►

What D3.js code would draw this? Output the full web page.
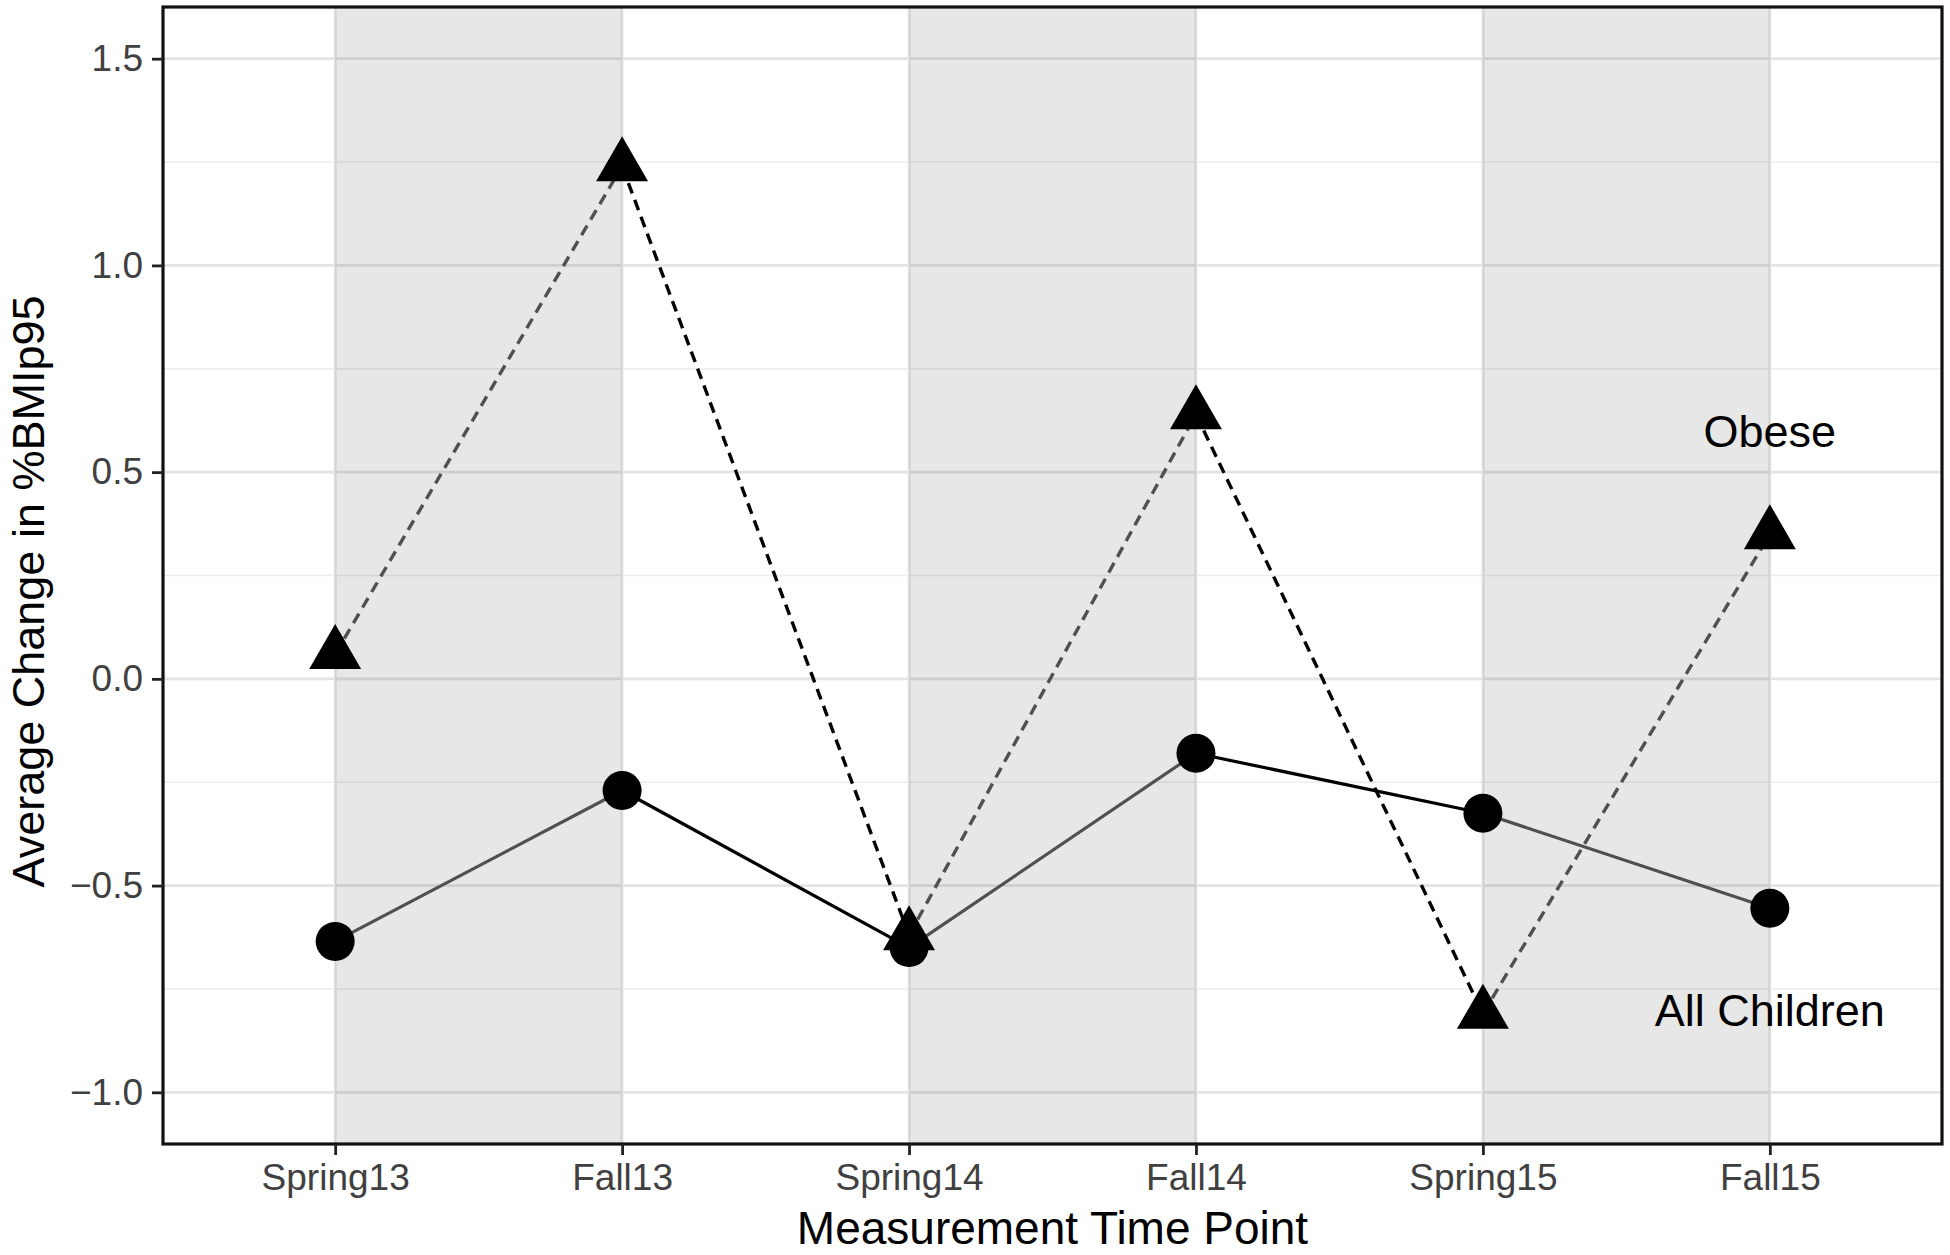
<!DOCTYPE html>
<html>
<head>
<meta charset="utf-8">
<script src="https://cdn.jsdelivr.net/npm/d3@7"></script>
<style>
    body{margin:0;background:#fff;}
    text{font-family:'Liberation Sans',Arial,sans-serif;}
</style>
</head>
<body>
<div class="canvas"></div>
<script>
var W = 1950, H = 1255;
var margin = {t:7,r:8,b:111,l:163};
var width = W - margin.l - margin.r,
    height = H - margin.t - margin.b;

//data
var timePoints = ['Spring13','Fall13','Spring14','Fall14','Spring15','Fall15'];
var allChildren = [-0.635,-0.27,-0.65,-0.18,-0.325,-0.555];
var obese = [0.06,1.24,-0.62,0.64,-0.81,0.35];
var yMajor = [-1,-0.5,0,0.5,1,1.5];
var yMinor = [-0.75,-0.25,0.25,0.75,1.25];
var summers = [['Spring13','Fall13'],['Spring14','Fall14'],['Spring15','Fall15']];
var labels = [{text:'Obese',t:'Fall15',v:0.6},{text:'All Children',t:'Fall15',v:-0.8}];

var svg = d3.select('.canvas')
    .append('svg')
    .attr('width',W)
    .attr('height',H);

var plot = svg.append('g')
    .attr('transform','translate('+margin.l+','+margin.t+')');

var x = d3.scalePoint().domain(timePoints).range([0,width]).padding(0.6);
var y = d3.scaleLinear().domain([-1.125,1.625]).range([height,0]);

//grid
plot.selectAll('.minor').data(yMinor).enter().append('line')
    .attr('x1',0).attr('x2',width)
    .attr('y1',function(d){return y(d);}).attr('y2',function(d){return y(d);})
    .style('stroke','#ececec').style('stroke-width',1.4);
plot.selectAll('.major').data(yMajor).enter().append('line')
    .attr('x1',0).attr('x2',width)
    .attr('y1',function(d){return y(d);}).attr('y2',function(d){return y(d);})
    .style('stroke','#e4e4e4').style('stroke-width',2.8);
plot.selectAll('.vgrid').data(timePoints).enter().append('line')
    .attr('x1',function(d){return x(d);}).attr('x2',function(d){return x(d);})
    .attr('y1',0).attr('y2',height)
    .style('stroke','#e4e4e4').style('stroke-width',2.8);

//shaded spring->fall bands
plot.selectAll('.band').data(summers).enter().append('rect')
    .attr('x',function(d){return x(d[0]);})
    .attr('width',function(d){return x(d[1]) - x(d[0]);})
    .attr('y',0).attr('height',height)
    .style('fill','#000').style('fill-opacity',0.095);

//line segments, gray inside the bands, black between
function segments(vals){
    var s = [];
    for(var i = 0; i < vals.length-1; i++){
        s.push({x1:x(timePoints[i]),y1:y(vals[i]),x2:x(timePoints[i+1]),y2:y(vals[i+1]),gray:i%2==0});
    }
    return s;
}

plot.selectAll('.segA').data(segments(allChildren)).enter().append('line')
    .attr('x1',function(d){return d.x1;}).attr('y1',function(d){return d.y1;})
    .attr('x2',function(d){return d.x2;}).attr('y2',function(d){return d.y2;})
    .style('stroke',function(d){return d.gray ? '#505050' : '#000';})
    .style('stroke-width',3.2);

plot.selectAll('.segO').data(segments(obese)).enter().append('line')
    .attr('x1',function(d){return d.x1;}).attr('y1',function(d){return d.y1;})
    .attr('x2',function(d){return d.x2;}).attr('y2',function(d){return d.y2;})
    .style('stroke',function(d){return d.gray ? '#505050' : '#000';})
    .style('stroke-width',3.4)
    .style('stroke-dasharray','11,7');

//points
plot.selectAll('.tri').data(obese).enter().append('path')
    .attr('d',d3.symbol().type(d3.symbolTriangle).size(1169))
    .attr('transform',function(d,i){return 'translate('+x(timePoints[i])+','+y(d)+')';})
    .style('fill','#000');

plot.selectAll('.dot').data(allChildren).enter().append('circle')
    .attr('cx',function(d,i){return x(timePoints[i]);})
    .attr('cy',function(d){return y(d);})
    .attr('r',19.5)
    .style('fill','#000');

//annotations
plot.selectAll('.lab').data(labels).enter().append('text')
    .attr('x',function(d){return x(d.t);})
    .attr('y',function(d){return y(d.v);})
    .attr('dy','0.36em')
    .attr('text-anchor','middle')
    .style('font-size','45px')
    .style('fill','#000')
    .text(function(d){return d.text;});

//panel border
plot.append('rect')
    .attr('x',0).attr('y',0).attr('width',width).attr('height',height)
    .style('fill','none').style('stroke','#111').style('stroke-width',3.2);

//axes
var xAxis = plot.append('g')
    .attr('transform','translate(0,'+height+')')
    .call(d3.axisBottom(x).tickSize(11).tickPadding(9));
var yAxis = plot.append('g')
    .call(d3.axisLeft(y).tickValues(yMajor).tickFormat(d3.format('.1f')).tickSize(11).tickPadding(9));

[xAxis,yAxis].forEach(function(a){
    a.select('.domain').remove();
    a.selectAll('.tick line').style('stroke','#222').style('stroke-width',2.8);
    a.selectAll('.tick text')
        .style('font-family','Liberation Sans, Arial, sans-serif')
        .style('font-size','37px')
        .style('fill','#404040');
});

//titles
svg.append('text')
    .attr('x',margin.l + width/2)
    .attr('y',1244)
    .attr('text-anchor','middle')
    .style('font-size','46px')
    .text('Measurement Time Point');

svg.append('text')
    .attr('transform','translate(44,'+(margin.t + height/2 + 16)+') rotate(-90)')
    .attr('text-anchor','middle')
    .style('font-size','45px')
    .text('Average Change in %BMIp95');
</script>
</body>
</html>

◄

== TASK TO COMPLETE ==
Return the material word for word. Pictures are not part of the copy.

== SOLUTION TO THE PROBLEM ==
What D3.js code would draw this? Output the full web page.
<!DOCTYPE html>
<html>
<head>
<meta charset="utf-8">
<script src="https://cdn.jsdelivr.net/npm/d3@7"></script>
<style>
    body{margin:0;background:#fff;}
    text{font-family:'Liberation Sans',Arial,sans-serif;}
</style>
</head>
<body>
<div class="canvas"></div>
<script>
var W = 1950, H = 1255;
var margin = {t:7,r:8,b:111,l:163};
var width = W - margin.l - margin.r,
    height = H - margin.t - margin.b;

//data
var timePoints = ['Spring13','Fall13','Spring14','Fall14','Spring15','Fall15'];
var allChildren = [-0.635,-0.27,-0.65,-0.18,-0.325,-0.555];
var obese = [0.06,1.24,-0.62,0.64,-0.81,0.35];
var yMajor = [-1,-0.5,0,0.5,1,1.5];
var yMinor = [-0.75,-0.25,0.25,0.75,1.25];
var summers = [['Spring13','Fall13'],['Spring14','Fall14'],['Spring15','Fall15']];
var labels = [{text:'Obese',t:'Fall15',v:0.6},{text:'All Children',t:'Fall15',v:-0.8}];

var svg = d3.select('.canvas')
    .append('svg')
    .attr('width',W)
    .attr('height',H);

var plot = svg.append('g')
    .attr('transform','translate('+margin.l+','+margin.t+')');

var x = d3.scalePoint().domain(timePoints).range([0,width]).padding(0.6);
var y = d3.scaleLinear().domain([-1.125,1.625]).range([height,0]);

//grid
plot.selectAll('.minor').data(yMinor).enter().append('line')
    .attr('x1',0).attr('x2',width)
    .attr('y1',function(d){return y(d);}).attr('y2',function(d){return y(d);})
    .style('stroke','#ececec').style('stroke-width',1.4);
plot.selectAll('.major').data(yMajor).enter().append('line')
    .attr('x1',0).attr('x2',width)
    .attr('y1',function(d){return y(d);}).attr('y2',function(d){return y(d);})
    .style('stroke','#e4e4e4').style('stroke-width',2.8);
plot.selectAll('.vgrid').data(timePoints).enter().append('line')
    .attr('x1',function(d){return x(d);}).attr('x2',function(d){return x(d);})
    .attr('y1',0).attr('y2',height)
    .style('stroke','#e4e4e4').style('stroke-width',2.8);

//shaded spring->fall bands
plot.selectAll('.band').data(summers).enter().append('rect')
    .attr('x',function(d){return x(d[0]);})
    .attr('width',function(d){return x(d[1]) - x(d[0]);})
    .attr('y',0).attr('height',height)
    .style('fill','#000').style('fill-opacity',0.095);

//line segments, gray inside the bands, black between
function segments(vals){
    var s = [];
    for(var i = 0; i < vals.length-1; i++){
        s.push({x1:x(timePoints[i]),y1:y(vals[i]),x2:x(timePoints[i+1]),y2:y(vals[i+1]),gray:i%2==0});
    }
    return s;
}

plot.selectAll('.segA').data(segments(allChildren)).enter().append('line')
    .attr('x1',function(d){return d.x1;}).attr('y1',function(d){return d.y1;})
    .attr('x2',function(d){return d.x2;}).attr('y2',function(d){return d.y2;})
    .style('stroke',function(d){return d.gray ? '#505050' : '#000';})
    .style('stroke-width',3.2);

plot.selectAll('.segO').data(segments(obese)).enter().append('line')
    .attr('x1',function(d){return d.x1;}).attr('y1',function(d){return d.y1;})
    .attr('x2',function(d){return d.x2;}).attr('y2',function(d){return d.y2;})
    .style('stroke',function(d){return d.gray ? '#505050' : '#000';})
    .style('stroke-width',3.4)
    .style('stroke-dasharray','11,7');

//points
plot.selectAll('.tri').data(obese).enter().append('path')
    .attr('d',d3.symbol().type(d3.symbolTriangle).size(1169))
    .attr('transform',function(d,i){return 'translate('+x(timePoints[i])+','+y(d)+')';})
    .style('fill','#000');

plot.selectAll('.dot').data(allChildren).enter().append('circle')
    .attr('cx',function(d,i){return x(timePoints[i]);})
    .attr('cy',function(d){return y(d);})
    .attr('r',19.5)
    .style('fill','#000');

//annotations
plot.selectAll('.lab').data(labels).enter().append('text')
    .attr('x',function(d){return x(d.t);})
    .attr('y',function(d){return y(d.v);})
    .attr('dy','0.36em')
    .attr('text-anchor','middle')
    .style('font-size','45px')
    .style('fill','#000')
    .text(function(d){return d.text;});

//panel border
plot.append('rect')
    .attr('x',0).attr('y',0).attr('width',width).attr('height',height)
    .style('fill','none').style('stroke','#111').style('stroke-width',3.2);

//axes
var xAxis = plot.append('g')
    .attr('transform','translate(0,'+height+')')
    .call(d3.axisBottom(x).tickSize(11).tickPadding(9));
var yAxis = plot.append('g')
    .call(d3.axisLeft(y).tickValues(yMajor).tickFormat(d3.format('.1f')).tickSize(11).tickPadding(9));

[xAxis,yAxis].forEach(function(a){
    a.select('.domain').remove();
    a.selectAll('.tick line').style('stroke','#222').style('stroke-width',2.8);
    a.selectAll('.tick text')
        .style('font-family','Liberation Sans, Arial, sans-serif')
        .style('font-size','37px')
        .style('fill','#404040');
});

//titles
svg.append('text')
    .attr('x',margin.l + width/2)
    .attr('y',1244)
    .attr('text-anchor','middle')
    .style('font-size','46px')
    .text('Measurement Time Point');

svg.append('text')
    .attr('transform','translate(44,'+(margin.t + height/2 + 16)+') rotate(-90)')
    .attr('text-anchor','middle')
    .style('font-size','45px')
    .text('Average Change in %BMIp95');
</script>
</body>
</html>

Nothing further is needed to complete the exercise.